What is a Tax Deferred Exchange?

A tax deferred exchange has to do with real estate and the exchange of investment properties. Tax deferred exchanges deal with Section 1031 of the Internal Revenue Code (IRC). This type of investment property exchange allows the parties involved to postpone tax obligations on the properties until a later date. 

There are many requirements involved in a 1031 tax deferred exchange. For instance, the exchange can only be made with like-kind or similar types of property. So, you couldn’t exchange a mansion for an apartment property. There are also specific guidelines about things like vacation properties. 1031 exchanges require real estate investors who have thoroughly researched this section of the IRC, so they don't run into problems. 

What is a Deferred Tax Asset?

A deferred tax asset is the opposite of a deferred tax liability. A deferred tax asset is something in a company's accounts that could reduce its tax obligation in the future. It's a deferred asset because the asset can't be used to reduce taxes now, but could be used at a later date. 

A potential example of a deferred tax asset is when a company pays more taxes than it needed to. This entitles the company to a tax refund in the same way an individual could expect a tax refund.

What is Deferred Income Tax?

Deferred income tax can sometimes occur when the calculations to find net income and how much taxes are owed on that net income differ. This can sometimes happen due to a difference in depreciation methods.

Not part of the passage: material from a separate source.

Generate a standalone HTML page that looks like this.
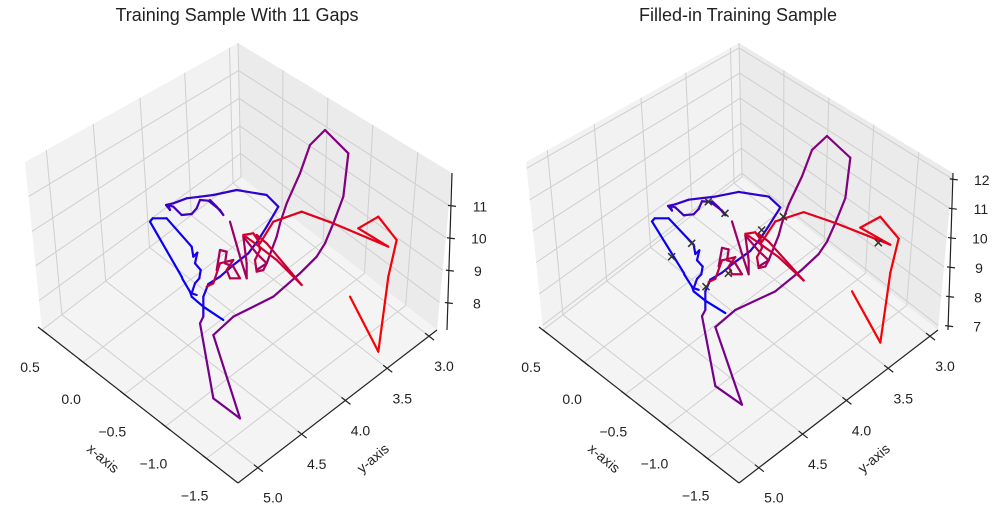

Depreciation is how accountants for a company will calculate the value of business assets. There are different ways to calculate these values, which can cause variations in total net income and thus total taxes owed on that income. This is where deferred income tax comes in to help make up for these differences. 

coins racking up stack after stack

How Do Deferred Tax Liabilities Work?

A deferred tax liability often happens in the corporate world when there are temporary differences in the accounting books around a company's income and paid taxes. This can happen when the types of calculating methods used by a company's accountants are different than the calculations used by the IRS. 

For instance, if a company sells product A for $1,000, then they made a net income of $1,000. But if the customer buying product A uses an installment plan to pay $500 this year, and $500 next year, then that net income for the year might differ from the $1,000 sale the company made. 

In instances like this, company accounting records can be a little more complicated, calling for tax deferrals to help make up the differences in accounting books. 

In Conclusion,

You probably don't have to worry about deferred taxes as an individual taxpayer. But if you have a small business, then you might need to understand what deferred taxes are and how they apply to your work.